In fact, Johann Zarco is in the lead, with 40 points. Pramac's Frenchman, however, is not in theory one of the favourites for the final victory and is in a satellite team. It’s a different matter for Quartararo and Vinales, equal in second place with 36 points, while Bagnaia has 26. The reigning champion Mir has 22 and runner-up Morbidelli has just 4 points are worse off. So, the raw data says that there is space for a comeback.
If we then analyse the seasons in which Marquez won the title, we discover that only on a few occasions has he succeeded in going down to the wire: in 2010 in 125 and in 2013 in MotoGP, his debut season in the premier class.
There is hardly any need to emphasize, however, that in all these cases he had started the season regularly, doing all the tests and so on.

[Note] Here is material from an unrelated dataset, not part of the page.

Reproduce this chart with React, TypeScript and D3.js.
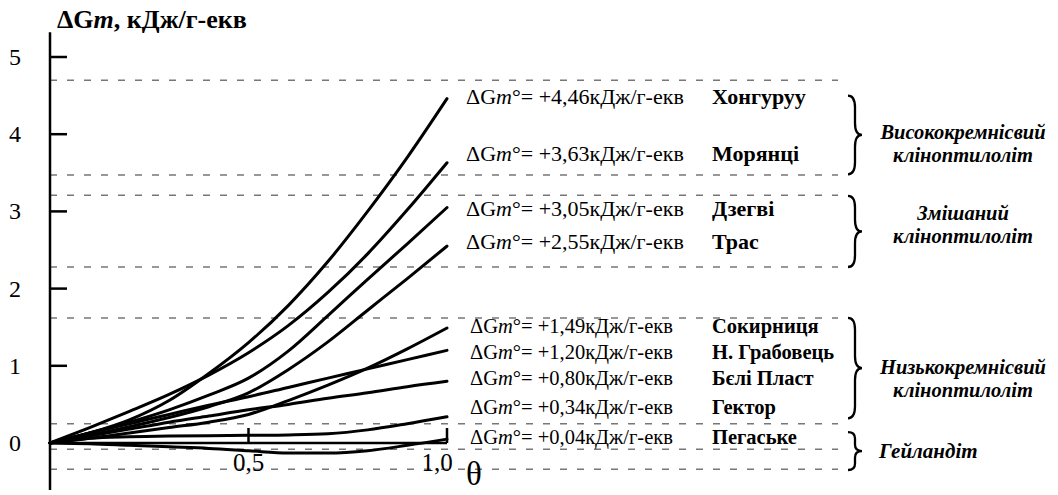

The truth is that in the history of the world championship there is no memory of such a long absence due to injury and therefore it is difficult to understand what to expect. However, it is equally true that in the history of the world championship there has rarely been a talent of the calibre of Marc, so anything is possible. Even a comeback at the edge of reality, but with many 'ifs' and 'buts'.
Because the health situation in the world is still critical and the fact that there were no problems for the first races does not mean that there will not be any in the future. Despite everything, Dorna is confident that it will be able to do at least 18 races this year, which would mean that Marquez would have 16 left to race. Those are not the only unknown factors however and two of the most important are called tyres and RC213V. Michelin's new rear tyre had caused major problems for several riders last season and the Spanish champion was unable to evaluate it on many tracks. In addition, his Honda has changed in recent months (even if the fact that it has not been able to modify the engine certainly helps) and Marquez will have to dial himself back in with it again.
The good news is that we will only have to wait a few days for the first answers.